Alla vigilia dell'aggressione turca, quando i tamburi di guerra già suonavano forti, il governo di Damasco prometteva di reagire e abbattere ogni caccia turco che avrebbe osato violare lo spazio aereo siriano ma a attacco lanciato il Presidente siriano Bashar Al-Assad si limitava a denunciare la “brutale aggressione” della Turchia contro Afrin come un “sostegno al terrorismo”.

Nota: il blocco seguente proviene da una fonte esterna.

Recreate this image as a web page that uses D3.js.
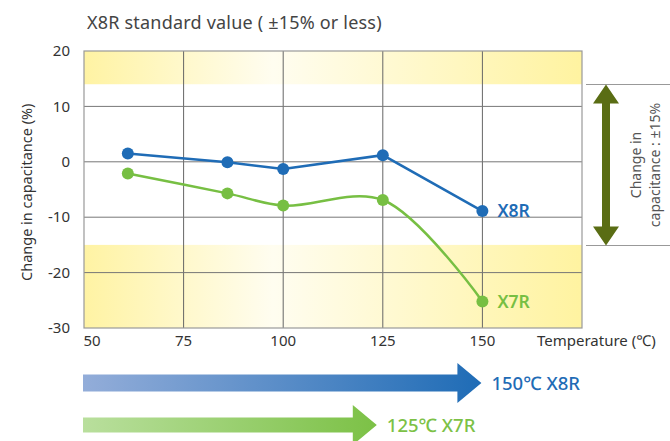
<!DOCTYPE html>
<html>
<head>
<meta charset="utf-8">
<script src="https://cdn.jsdelivr.net/npm/d3@7"></script>
<style>
  html, body { margin: 0; padding: 0; background: #fff; }
  svg { display: block; font-family: "Noto Sans", "Open Sans", sans-serif; }
</style>
</head>
<body>
<svg id="chart" width="670" height="441"></svg>
<script>
// --- data ---
const temps      = [61, 86, 100, 125, 150];
const x8rValues  = [1.5, -0.1, -1.3, 1.2, -8.9];
const x7rValues  = [-2.1, -5.7, -7.9, -6.9, -25.2];
const xTicks     = [50, 75, 100, 125, 150];
const yTicks     = [20, 10, 0, -10, -20, -30];
const bands      = [[14, 20], [-30, -15]];
const rangeArrows = [
  { label: "150℃ X8R", end: 150, color: "#1f6cb6", light: "#93add9" },
  { label: "125℃ X7R", end: 125, color: "#7cc146", light: "#b9df9d" }
];

const svg = d3.select("#chart");
const margin = { top: 51, left: 84, right: 88, bottom: 113 };
const W = 670, H = 441;

const x = d3.scaleLinear().domain([50, 175]).range([margin.left, W - margin.right]);
const y = d3.scaleLinear().domain([-30, 20]).range([H - margin.bottom, margin.top]);

const defs = svg.append("defs");
const bandGrad = defs.append("linearGradient").attr("id", "bandGrad")
  .attr("gradientUnits", "userSpaceOnUse")
  .attr("x1", x(50)).attr("x2", x(175)).attr("y1", 0).attr("y2", 0);
bandGrad.append("stop").attr("offset", "0%").attr("stop-color", "#fff3a3");
bandGrad.append("stop").attr("offset", "38%").attr("stop-color", "#fffdf0");
bandGrad.append("stop").attr("offset", "100%").attr("stop-color", "#fff3a0");

// title
svg.append("text")
  .attr("x", 87).attr("y", 29)
  .style("font-size", "18px").style("fill", "#444").style("letter-spacing", "0.2px")
  .text("X8R standard value ( ±15% or less)");

// yellow bands outside the ±15% range
svg.selectAll(".band").data(bands).enter().append("rect")
  .attr("class", "band")
  .attr("x", x(50)).attr("width", x(175) - x(50))
  .attr("y", d => y(d[1])).attr("height", d => y(d[0]) - y(d[1]))
  .attr("fill", "url(#bandGrad)");

// grid
svg.selectAll(".vgrid").data(xTicks.slice(1)).enter().append("line")
  .attr("x1", d => x(d)).attr("x2", d => x(d))
  .attr("y1", y(20)).attr("y2", y(-30))
  .attr("stroke", "#666").attr("stroke-width", 1);
svg.selectAll(".hgrid").data(yTicks.slice(1, -1)).enter().append("line")
  .attr("x1", x(50)).attr("x2", x(175))
  .attr("y1", d => y(d)).attr("y2", d => y(d))
  .attr("stroke", "#777").attr("stroke-width", 1);

svg.append("rect")
  .attr("x", x(50)).attr("y", y(20))
  .attr("width", x(175) - x(50)).attr("height", y(-30) - y(20))
  .attr("fill", "none").attr("stroke", "#999").attr("stroke-width", 1.2);

// tick labels
svg.selectAll(".ytick").data(yTicks).enter().append("text")
  .attr("x", 70).attr("y", d => y(d)).attr("dy", "0.35em")
  .attr("text-anchor", "end")
  .style("font-size", "15px").style("fill", "#333")
  .text(d => d);
svg.selectAll(".xtick").data(xTicks).enter().append("text")
  .attr("x", d => x(d) + (d === 50 ? 8 : 0)).attr("y", 346)
  .attr("text-anchor", "middle")
  .style("font-size", "15px").style("fill", "#333")
  .text(d => d);

svg.append("text")
  .attr("x", 537).attr("y", 346)
  .style("font-size", "15px").style("fill", "#333")
  .text("Temperature (℃)");

svg.append("text")
  .attr("transform", `translate(32,${y(-5.5)}) rotate(-90)`)
  .attr("text-anchor", "middle")
  .style("font-size", "14.5px").style("fill", "#333")
  .text("Change in capacitance (%)");

// series
const series = [
  { name: "X8R", values: x8rValues, color: "#1f6cb6", curve: d3.curveLinear },
  { name: "X7R", values: x7rValues, color: "#77bf43", curve: d3.curveCatmullRom }
];

series.forEach(s => {
  const pts = temps.map((t, i) => [t, s.values[i]]);
  svg.append("path")
    .attr("d", d3.line().x(d => x(d[0])).y(d => y(d[1])).curve(s.curve)(pts))
    .attr("fill", "none").attr("stroke", s.color).attr("stroke-width", 2.5);
  svg.selectAll(null).data(pts).enter().append("circle")
    .attr("cx", d => x(d[0])).attr("cy", d => y(d[1])).attr("r", 6)
    .attr("fill", s.color);
  const last = pts[pts.length - 1];
  svg.append("text")
    .attr("x", x(last[0]) + 15).attr("y", y(last[1])).attr("dy", "0.35em")
    .style("font-size", "17.5px").style("font-weight", "600").style("fill", s.color)
    .text(s.name);
});

// right annotation: ±15% bracket
const bracketY = [84.5, 245.5];
svg.selectAll(".bracket").data(bracketY).enter().append("line")
  .attr("x1", 586).attr("x2", 670)
  .attr("y1", d => d).attr("y2", d => d)
  .attr("stroke", "#999").attr("stroke-width", 1);

const ax = 606, yTop = bracketY[0], yBot = bracketY[1];
svg.append("path")
  .attr("d", `M${ax},${yTop} L${ax + 13},${yTop + 19} L${ax + 4},${yTop + 19} L${ax + 4},${yBot - 19}
              L${ax + 13},${yBot - 19} L${ax},${yBot} L${ax - 13},${yBot - 19} L${ax - 4},${yBot - 19}
              L${ax - 4},${yTop + 19} L${ax - 13},${yTop + 19} Z`)
  .attr("fill", "#5a6d14");

const note = svg.append("text")
  .attr("transform", `translate(641,${(yTop + yBot) / 2}) rotate(-90)`)
  .attr("text-anchor", "middle")
  .style("font-size", "14px").style("fill", "#555");
note.append("tspan").attr("x", 0).attr("dy", 0).text("Change in");
note.append("tspan").attr("x", 0).attr("dy", 19).text("capacitance : ±15%");

// temperature range arrows below the chart
const arrowRows = [383, 425];
rangeArrows.forEach((a, i) => {
  const cy = arrowRows[i];
  const gid = "arrowGrad" + i;
  const g = defs.append("linearGradient").attr("id", gid);
  g.append("stop").attr("offset", "0%").attr("stop-color", a.light);
  g.append("stop").attr("offset", "100%").attr("stop-color", a.color);
  const x0 = x(50) - 1, tip = x(a.end) - (i === 0 ? 1 : 6);
  const bh = i === 0 ? 8.5 : 7.5, hh = 20, hl = 24;
  svg.append("path")
    .attr("d", `M${x0},${cy - bh} L${tip - hl},${cy - bh} L${tip - hl},${cy - hh} L${tip},${cy}
                L${tip - hl},${cy + hh} L${tip - hl},${cy + bh} L${x0},${cy + bh} Z`)
    .attr("fill", `url(#${gid})`);
  svg.append("text")
    .attr("x", tip + 10).attr("y", cy).attr("dy", "0.36em")
    .style("font-size", "18.5px").style("font-weight", "500").style("fill", a.color)
    .text(a.label);
});
</script>
</body>
</html>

Sembra che l’operazione militare sia stata comunicata da Ankara a Damasco via lettera mentre nella capitale turca erano stati convocati e informati i rappresentanti diplomatici di Washington, Teheran e Mosca al momento dell'inizio dell'attacco aereo. Ma già il 18 gennaio a Mosca si era svolto l'incontro tra una delegazione militare russa e turca per discutere questioni riguardo al coordinamento delle attività in Siria, con la delegazione turca che contestava l'operazione militare avviata dall'esercito di Damasco a fine dicembre contro le zone controllate a Idlib dalle forze dell'opposizione siriana appoggiata da Ankara. Nessuna parola sembrerebbe sulla questione di Afrin che stava diventando caldissima ma due giorni dopo la Russia ritirava i suoi consiglieri militari dal cantone curdo un secondo prima dell'aggressione turca.

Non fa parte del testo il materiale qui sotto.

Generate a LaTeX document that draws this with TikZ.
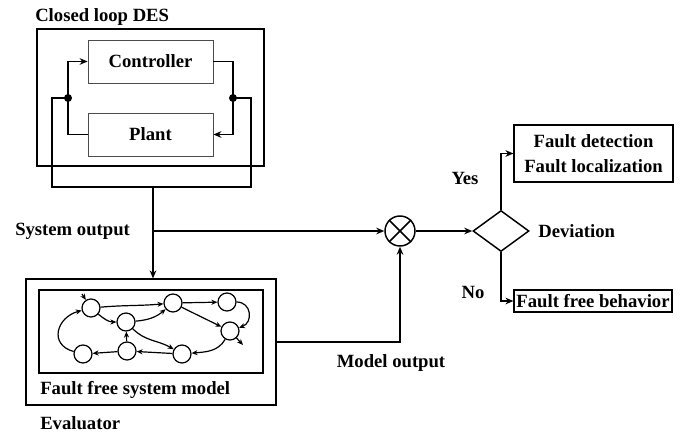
\documentclass[tikz,border=0pt]{standalone}
\usepackage{fontspec}
\setmainfont{Liberation Serif}
\usetikzlibrary{arrows.meta,shapes.geometric,fit}
\begin{document}
\begin{tikzpicture}[x=0.75pt,y=0.75pt,
  font=\bfseries\fontsize{14}{16}\selectfont,
  box/.style={draw, line width=0.9pt, inner sep=0pt},
  thinbox/.style={draw=black!70, line width=0.6pt, inner sep=0pt, minimum width=93.75pt, minimum height=32.25pt},
  wire/.style={line width=1.1pt},
  arr/.style={wire, -{Stealth[length=6pt,width=5pt]}},
  jdot/.style={circle, fill, inner sep=0pt, minimum size=6pt},
  st/.style={circle, draw, line width=0.9pt, minimum size=13.5pt, inner sep=0pt},
  garr/.style={line width=0.9pt, -{Stealth[length=4.5pt,width=3.8pt]}},
  lbl/.style={inner sep=0pt}]
\useasboundingbox (0,0) rectangle (680,432);

% Closed loop DES
\node[lbl, anchor=west] (cltitle) at (35,415) {Closed loop DES};
\node[box, fit={(37,403) (264,266)}] (closed) {};
\node[thinbox] (ctrl) at (150.5,370.5) {Controller};
\node[thinbox] (plant) at (150.5,297.5) {Plant};
\node[jdot] (ldot) at (68,334) {};
\node[jdot] (rdot) at (233,334) {};
\draw[wire] (plant.west) -| (ldot.center);
\draw[arr] (ldot.center) |- (ctrl.west);
\draw[wire] (ctrl.east) -| (rdot.center);
\draw[arr] (rdot.center) |- (plant.east);
\coordinate (bl) at (52,245);
\coordinate (br) at (251,245);
\coordinate (oc) at (153,245);
\draw[wire] (ldot.center) -| (bl) -- (br) |- (rdot.center);

% Evaluator
\node[box, fit={(26,153) (276,27)}] (eval) {};
\node[box, fit={(39,142) (263,59)}] (inner) {};
\node[lbl, anchor=west] (ffsm) at (40,42) {Fault free system model};
\node[lbl, anchor=west] (evlbl) at (40,9) {Evaluator};
\draw[arr] (oc) -- (oc |- eval.north);
\coordinate (br2) at (153,201);
\node[lbl, anchor=west] (sysout) at (15,201) {System output};

% comparator
\node[circle, draw, line width=1.1pt, minimum size=22.5pt, inner sep=0pt] (mult) at (400,201) {};
\draw[wire] (mult.north west) -- (mult.south east);
\draw[wire] (mult.north east) -- (mult.south west);
\draw[arr] (br2) -- (mult.west);
\coordinate (eo) at (276,90);
\draw[arr] (eo) -| (mult.south);
\node[lbl] (mout) at (391,69) {Model output};

% decision
\node[draw, diamond, line width=1.1pt, minimum width=42pt, minimum height=30.75pt, inner sep=0pt] (dev) at (501,201) {};
\node[lbl, anchor=west] (devlbl) at (538,201) {Deviation};
\draw[arr] (mult.east) -- (dev.west);
\node[box, minimum width=119.25pt, minimum height=42.75pt, align=center] (fd) at (593.5,278.5) {Fault detection\\[3pt]Fault localization};
\node[box, minimum width=118.5pt, minimum height=16.5pt] (ff) at (593,131) {Fault free behavior};
\draw[arr] (dev.north) |- (fd.west);
\draw[arr] (dev.south) |- (ff.west);
\node[lbl] (yes) at (465,254) {Yes};
\node[lbl] (no) at (473,140) {No};

% state graph
\node[st] (A) at (91,124) {};
\node[st] (B) at (126,110) {};
\node[st] (C) at (173,129) {};
\node[st] (D) at (227,130) {};
\node[st] (E) at (230,101) {};
\node[st] (F) at (83,78) {};
\node[st] (G) at (127,81) {};
\node[st] (H) at (182,78) {};
\coordinate (init) at (82,138);
\coordinate (eout) at (243,87);
\draw[garr] (init) -- (A);
\draw[garr] (F) to[out=165,in=195,looseness=1.6] (A);
\draw[garr] (A) to[out=-40,in=180] (B);
\draw[garr] (A) to[out=5,in=185] (C);
\draw[garr] (B) to[out=5,in=220] (C);
\draw[garr] (C) -- (D);
\draw[garr] (C) -- (E);
\draw[garr] (D) to[out=0,in=20,looseness=1.5] (E);
\draw[garr] (E) -- (eout);
\draw[garr] (E) to[out=-120,in=5] (H);
\draw[garr] (B) to[out=-45,in=150] (H);
\draw[garr] (H) -- (G);
\draw[garr] (G) -- (B);
\draw[garr] (G) -- (F);
\end{tikzpicture}
\end{document}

Erdogan aveva cominciato a muovere le sue truppe a seguito dell'offensiva di Damasco su Idlib e a accelerare i tempi dell'aggressione militare dopo che l'amministrazione americana si era rimangiata la promessa di non dare più armi ai curdi, una volta finito il loro compito contro lo Stato islamico (IS) in Siria, e aveva annunciato di voler creare una forza chiamata “Esercito del nord” per operare ai confini con Iraq e Turchia e lungo l’Eufrate per impedire il ritorno dell’IS. Per Erdogan questo sarebbe stato “l’esercito del terrore” e il 16 gennaio annunciava di essere pronto a lanciare un’operazione nel nord della Siria.

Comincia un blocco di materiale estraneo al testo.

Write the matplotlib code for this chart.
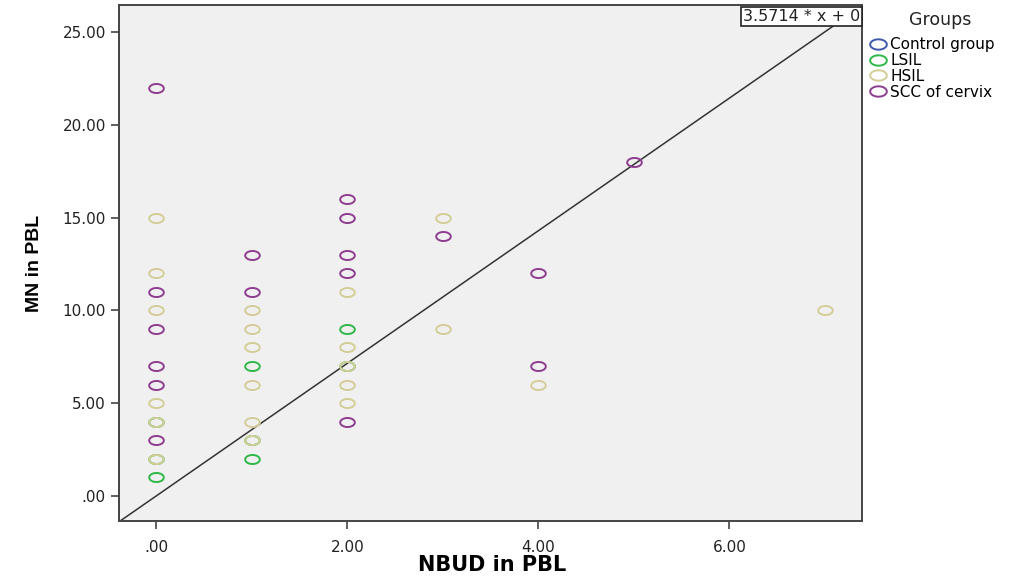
import numpy as np
import matplotlib
matplotlib.use('Agg')
import matplotlib.pyplot as plt
from matplotlib.path import Path
from matplotlib.lines import Line2D

plt.rcParams['font.family'] = ['DejaVu Sans']

groups = ['Control group', 'LSIL', 'HSIL', 'SCC of cervix']
colors = ['#3E58AC', '#2EB848', '#D3CE97', '#8E3C8F']

control_x = []
control_y = []
lsil_x = [0, 0, 0, 1, 1, 1, 2, 2]
lsil_y = [1, 2, 4, 7, 3, 2, 9, 7]
hsil_x = [0, 0, 0, 0, 0, 0, 1, 1, 1, 1, 1, 1, 2, 2, 2, 2, 2, 3, 3, 4, 7]
hsil_y = [15, 12, 10, 5, 4, 2, 10, 9, 8, 6, 4, 3, 11, 8, 7, 6, 5, 15, 9, 6, 10]
scc_x = [0, 0, 0, 0, 0, 0, 1, 1, 2, 2, 2, 2, 2, 3, 4, 4, 5]
scc_y = [22, 11, 9, 7, 6, 3, 13, 11, 16, 15, 13, 12, 4, 14, 12, 7, 18]

slope = 3.5714
xticks = [0, 2, 4, 6]
xtick_labels = ['.00', '2.00', '4.00', '6.00']
yticks = [0, 5, 10, 15, 20, 25]
ytick_labels = ['.00', '5.00', '10.00', '15.00', '20.00', '25.00']

# flattened circle marker (spss output is stretched sideways)
t = np.linspace(0, 2 * np.pi, 60)
ell = Path(np.column_stack([np.cos(t), 0.62 * np.sin(t)]), closed=True)

fig = plt.figure(figsize=(10.19, 5.79), dpi=100)
ax = fig.add_axes([0.1168, 0.1002, 0.7292, 0.8912], facecolor='#F0F0F0')

data = [(control_x, control_y), (lsil_x, lsil_y), (hsil_x, hsil_y), (scc_x, scc_y)]
for (xs, ys), c in zip(data, colors):
    ax.plot(xs, ys, linestyle='none', marker=ell, markersize=10.5,
            markerfacecolor='none', markeredgecolor=c, markeredgewidth=1.4)

ax.axline((0, 0), slope=slope, color='#333333', linewidth=1.1, zorder=1)

ax.set_xlim(-0.39, 7.39)
ax.set_ylim(-1.35, 26.45)
ax.set_xticks(xticks)
ax.set_xticklabels(xtick_labels)
ax.set_yticks(yticks)
ax.set_yticklabels(ytick_labels)
ax.tick_params(axis='both', direction='out', length=6, width=1.2,
               color='#444444', labelsize=11, labelcolor='#222222')
ax.tick_params(axis='x', pad=8)
for s in ax.spines.values():
    s.set_color('#444444')
    s.set_linewidth(1.4)

ax.set_xlabel('NBUD in PBL', fontsize=15, fontweight='bold', va='center')
ax.xaxis.set_label_coords(0.502, -0.085)
ax.set_ylabel('MN in PBL', fontsize=14, fontweight='bold', labelpad=14,
              family=['Liberation Sans', 'DejaVu Sans'])

ax.text(0.997, 0.993, '3.5714 * x + 0', transform=ax.transAxes, ha='right', va='top',
        fontsize=11.5, color='#222222',
        bbox=dict(boxstyle='square,pad=0.12', facecolor='white', edgecolor='#222222', linewidth=1.2))

fig.text(940 / 1019, 1 - 20 / 579, 'Groups', ha='center', va='center', fontsize=12.5,
         color='#222222')
handles = [Line2D([], [], linestyle='none', marker=ell, markersize=12,
                  markerfacecolor='none', markeredgecolor=c, markeredgewidth=1.4)
           for c in colors]
leg = fig.legend(handles, groups, loc='upper left', bbox_to_anchor=(0.851, 0.941),
                 frameon=False, fontsize=11,
                 handlelength=1.0, handletextpad=0.3, labelspacing=0.05,
                 borderaxespad=0, borderpad=0.2)

fig.savefig('out.png', dpi=100)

Il 17 gennaio i curdi siriani del partito Pyd lanciavano un appello affinché “la comunità internazionale si assuma la responsabilità nei confronti di più di un milione di persone che vivono nella regione di Afrin”, minacciata dal regime turco. Il portavoce del dipartimento della difesa americana, Adrian Rankine-Galloway, affermava che “non consideriamo i curdi ad Afrin parte della nostra campagna per sconfiggere l’IS e perciò non li sosteniamo. Non siamo coinvolti”, quando il 18 gennaio l'esercito turco lanciava una settantina di missili nella zona di confine verso Afrin. L'offensiva stava prendendo forma col via libera anche dell'imperialismo americano. Il segretario alla Difesa degli Stati Uniti, Jim Mattis,confermava che il governo turco aveva preallertato quello americano sull'inizio dell'offensiva e spiegava che Ankara ha dei "legittimi" motivi di preoccupazione per la situazione nell'area mentre il Segretario di Stato Rex Tillerson sosteneva che gli Usa “riconoscono e apprezzano pienamente il diritto legittimo turco a proteggere i suoi cittadini dagli elementi terroristici che potrebbero lanciare attacchi contro il suolo turco dalla Siria”. I curdi erano di nuovo tornati “terroristi” nella terminologia dell'imperialismo americano. Invece il ministro degli Esteri russo Serghei Lavrov accusava la Casa Bianca di continuare a “incoraggiare attivamente” il separatismo dei curdi in Siria e di cercare da tempo “di scoraggiare in tutti i modi i curdi dal dialogo con Damasco” sostenendo che “non c'è dubbio sul fatto che vada garantito il ruolo dei curdi nel processo di soluzione politica. È per questo che rappresentanti curdi sono stati inclusi nella lista dei siriani invitati al Congresso del dialogo nazionale” in programma a Sochi. Uno scambio di accuse che crea confusione e assomiglia molto a un gioco delle parti e che conferma almeno una cosa: l'imperialismo russo e quello americano giocano sporco fra di loro e coi loro alleati, stabili o provvisori che siano, per spartirsi la Siria in base ai loro interessi imperialisti. Mettendosi entrambi sotto i piedi quelli del popolo curdo.